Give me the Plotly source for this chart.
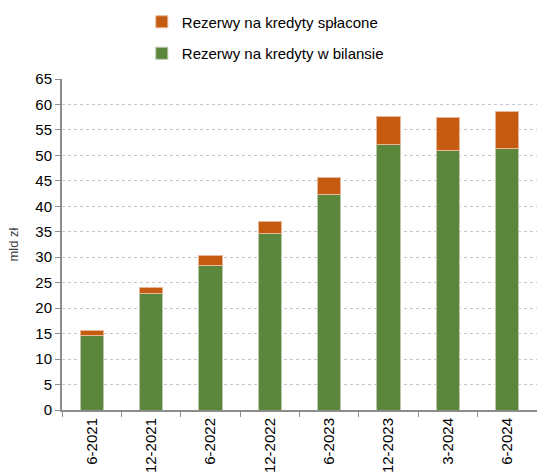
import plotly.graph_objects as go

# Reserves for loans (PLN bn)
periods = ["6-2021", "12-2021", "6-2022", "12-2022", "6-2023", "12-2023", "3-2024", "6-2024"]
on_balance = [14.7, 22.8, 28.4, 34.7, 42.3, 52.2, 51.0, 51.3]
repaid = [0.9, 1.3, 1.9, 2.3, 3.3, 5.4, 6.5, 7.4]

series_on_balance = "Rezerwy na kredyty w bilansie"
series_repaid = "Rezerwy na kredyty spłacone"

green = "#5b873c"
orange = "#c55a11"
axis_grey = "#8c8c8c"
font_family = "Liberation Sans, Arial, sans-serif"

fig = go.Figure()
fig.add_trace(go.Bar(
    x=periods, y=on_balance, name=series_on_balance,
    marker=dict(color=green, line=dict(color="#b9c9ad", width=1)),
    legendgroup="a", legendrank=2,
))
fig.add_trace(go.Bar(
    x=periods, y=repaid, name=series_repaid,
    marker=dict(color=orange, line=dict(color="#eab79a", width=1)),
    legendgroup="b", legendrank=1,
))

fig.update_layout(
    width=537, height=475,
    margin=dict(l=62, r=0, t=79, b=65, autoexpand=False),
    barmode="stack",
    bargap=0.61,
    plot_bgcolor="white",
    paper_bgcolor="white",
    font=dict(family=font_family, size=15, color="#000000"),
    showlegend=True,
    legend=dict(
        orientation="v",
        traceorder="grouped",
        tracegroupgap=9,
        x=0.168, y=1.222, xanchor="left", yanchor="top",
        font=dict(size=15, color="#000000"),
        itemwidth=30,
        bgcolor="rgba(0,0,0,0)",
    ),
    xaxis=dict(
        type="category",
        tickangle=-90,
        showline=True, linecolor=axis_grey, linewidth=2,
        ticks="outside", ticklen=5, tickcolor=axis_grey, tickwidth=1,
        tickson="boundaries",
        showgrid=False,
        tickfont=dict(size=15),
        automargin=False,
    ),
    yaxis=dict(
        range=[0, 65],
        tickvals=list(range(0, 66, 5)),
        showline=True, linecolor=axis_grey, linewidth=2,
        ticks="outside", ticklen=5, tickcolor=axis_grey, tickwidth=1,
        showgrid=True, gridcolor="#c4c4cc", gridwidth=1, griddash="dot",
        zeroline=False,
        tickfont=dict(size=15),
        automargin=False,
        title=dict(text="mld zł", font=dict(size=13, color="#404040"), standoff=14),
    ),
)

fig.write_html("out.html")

> **Description of the task**: Print out the lines exactly, skipping any picture.

> **Expected output**:
Give me the Plotly source for this chart.
import plotly.graph_objects as go

# Reserves for loans (PLN bn)
periods = ["6-2021", "12-2021", "6-2022", "12-2022", "6-2023", "12-2023", "3-2024", "6-2024"]
on_balance = [14.7, 22.8, 28.4, 34.7, 42.3, 52.2, 51.0, 51.3]
repaid = [0.9, 1.3, 1.9, 2.3, 3.3, 5.4, 6.5, 7.4]

series_on_balance = "Rezerwy na kredyty w bilansie"
series_repaid = "Rezerwy na kredyty spłacone"

green = "#5b873c"
orange = "#c55a11"
axis_grey = "#8c8c8c"
font_family = "Liberation Sans, Arial, sans-serif"

fig = go.Figure()
fig.add_trace(go.Bar(
    x=periods, y=on_balance, name=series_on_balance,
    marker=dict(color=green, line=dict(color="#b9c9ad", width=1)),
    legendgroup="a", legendrank=2,
))
fig.add_trace(go.Bar(
    x=periods, y=repaid, name=series_repaid,
    marker=dict(color=orange, line=dict(color="#eab79a", width=1)),
    legendgroup="b", legendrank=1,
))

fig.update_layout(
    width=537, height=475,
    margin=dict(l=62, r=0, t=79, b=65, autoexpand=False),
    barmode="stack",
    bargap=0.61,
    plot_bgcolor="white",
    paper_bgcolor="white",
    font=dict(family=font_family, size=15, color="#000000"),
    showlegend=True,
    legend=dict(
        orientation="v",
        traceorder="grouped",
        tracegroupgap=9,
        x=0.168, y=1.222, xanchor="left", yanchor="top",
        font=dict(size=15, color="#000000"),
        itemwidth=30,
        bgcolor="rgba(0,0,0,0)",
    ),
    xaxis=dict(
        type="category",
        tickangle=-90,
        showline=True, linecolor=axis_grey, linewidth=2,
        ticks="outside", ticklen=5, tickcolor=axis_grey, tickwidth=1,
        tickson="boundaries",
        showgrid=False,
        tickfont=dict(size=15),
        automargin=False,
    ),
    yaxis=dict(
        range=[0, 65],
        tickvals=list(range(0, 66, 5)),
        showline=True, linecolor=axis_grey, linewidth=2,
        ticks="outside", ticklen=5, tickcolor=axis_grey, tickwidth=1,
        showgrid=True, gridcolor="#c4c4cc", gridwidth=1, griddash="dot",
        zeroline=False,
        tickfont=dict(size=15),
        automargin=False,
        title=dict(text="mld zł", font=dict(size=13, color="#404040"), standoff=14),
    ),
)

fig.write_html("out.html")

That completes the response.